--- Work to complete ---
Your task is to repeat the lines below exactly, excluding any pictures they contain.

————

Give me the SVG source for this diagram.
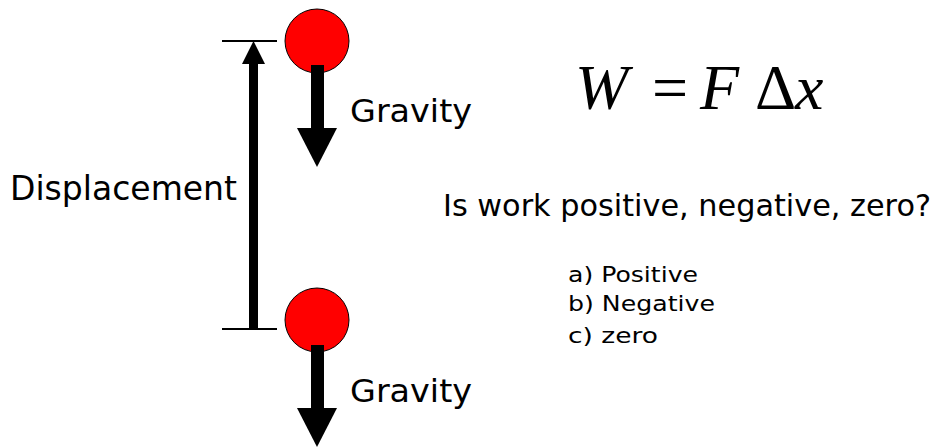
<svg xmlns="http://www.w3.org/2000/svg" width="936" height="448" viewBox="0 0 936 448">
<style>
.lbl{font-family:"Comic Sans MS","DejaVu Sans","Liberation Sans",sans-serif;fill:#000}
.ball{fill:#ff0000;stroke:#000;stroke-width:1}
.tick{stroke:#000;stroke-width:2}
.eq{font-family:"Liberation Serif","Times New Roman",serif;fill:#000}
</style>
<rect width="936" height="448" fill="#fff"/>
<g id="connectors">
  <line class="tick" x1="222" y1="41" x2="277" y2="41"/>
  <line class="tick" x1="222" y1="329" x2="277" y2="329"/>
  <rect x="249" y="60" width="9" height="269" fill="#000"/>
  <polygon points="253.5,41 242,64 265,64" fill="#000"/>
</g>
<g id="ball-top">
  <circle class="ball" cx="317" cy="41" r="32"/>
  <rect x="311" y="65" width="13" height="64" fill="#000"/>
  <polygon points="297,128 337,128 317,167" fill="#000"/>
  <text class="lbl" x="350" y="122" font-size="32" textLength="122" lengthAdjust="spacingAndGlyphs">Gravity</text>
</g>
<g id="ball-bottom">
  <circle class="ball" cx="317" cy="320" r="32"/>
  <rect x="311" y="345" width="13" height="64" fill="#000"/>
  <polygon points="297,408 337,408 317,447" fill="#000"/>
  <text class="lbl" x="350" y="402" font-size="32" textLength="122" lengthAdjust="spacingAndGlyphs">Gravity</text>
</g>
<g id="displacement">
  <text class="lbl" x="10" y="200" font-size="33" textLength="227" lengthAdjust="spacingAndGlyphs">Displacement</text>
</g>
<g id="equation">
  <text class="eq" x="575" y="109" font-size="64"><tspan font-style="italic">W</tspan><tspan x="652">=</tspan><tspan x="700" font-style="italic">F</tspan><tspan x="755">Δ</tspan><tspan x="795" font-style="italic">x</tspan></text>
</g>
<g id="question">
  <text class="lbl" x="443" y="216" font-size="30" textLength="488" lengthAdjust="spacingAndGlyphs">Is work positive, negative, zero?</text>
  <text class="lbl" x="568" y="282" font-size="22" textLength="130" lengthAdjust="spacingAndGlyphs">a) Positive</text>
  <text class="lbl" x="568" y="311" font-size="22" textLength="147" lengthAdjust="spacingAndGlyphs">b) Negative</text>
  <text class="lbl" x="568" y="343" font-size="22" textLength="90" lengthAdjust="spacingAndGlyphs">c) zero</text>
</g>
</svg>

————

--- Response below ---
Give me the SVG source for this diagram.
<svg xmlns="http://www.w3.org/2000/svg" width="936" height="448" viewBox="0 0 936 448">
<style>
.lbl{font-family:"Comic Sans MS","DejaVu Sans","Liberation Sans",sans-serif;fill:#000}
.ball{fill:#ff0000;stroke:#000;stroke-width:1}
.tick{stroke:#000;stroke-width:2}
.eq{font-family:"Liberation Serif","Times New Roman",serif;fill:#000}
</style>
<rect width="936" height="448" fill="#fff"/>
<g id="connectors">
  <line class="tick" x1="222" y1="41" x2="277" y2="41"/>
  <line class="tick" x1="222" y1="329" x2="277" y2="329"/>
  <rect x="249" y="60" width="9" height="269" fill="#000"/>
  <polygon points="253.5,41 242,64 265,64" fill="#000"/>
</g>
<g id="ball-top">
  <circle class="ball" cx="317" cy="41" r="32"/>
  <rect x="311" y="65" width="13" height="64" fill="#000"/>
  <polygon points="297,128 337,128 317,167" fill="#000"/>
  <text class="lbl" x="350" y="122" font-size="32" textLength="122" lengthAdjust="spacingAndGlyphs">Gravity</text>
</g>
<g id="ball-bottom">
  <circle class="ball" cx="317" cy="320" r="32"/>
  <rect x="311" y="345" width="13" height="64" fill="#000"/>
  <polygon points="297,408 337,408 317,447" fill="#000"/>
  <text class="lbl" x="350" y="402" font-size="32" textLength="122" lengthAdjust="spacingAndGlyphs">Gravity</text>
</g>
<g id="displacement">
  <text class="lbl" x="10" y="200" font-size="33" textLength="227" lengthAdjust="spacingAndGlyphs">Displacement</text>
</g>
<g id="equation">
  <text class="eq" x="575" y="109" font-size="64"><tspan font-style="italic">W</tspan><tspan x="652">=</tspan><tspan x="700" font-style="italic">F</tspan><tspan x="755">Δ</tspan><tspan x="795" font-style="italic">x</tspan></text>
</g>
<g id="question">
  <text class="lbl" x="443" y="216" font-size="30" textLength="488" lengthAdjust="spacingAndGlyphs">Is work positive, negative, zero?</text>
  <text class="lbl" x="568" y="282" font-size="22" textLength="130" lengthAdjust="spacingAndGlyphs">a) Positive</text>
  <text class="lbl" x="568" y="311" font-size="22" textLength="147" lengthAdjust="spacingAndGlyphs">b) Negative</text>
  <text class="lbl" x="568" y="343" font-size="22" textLength="90" lengthAdjust="spacingAndGlyphs">c) zero</text>
</g>
</svg>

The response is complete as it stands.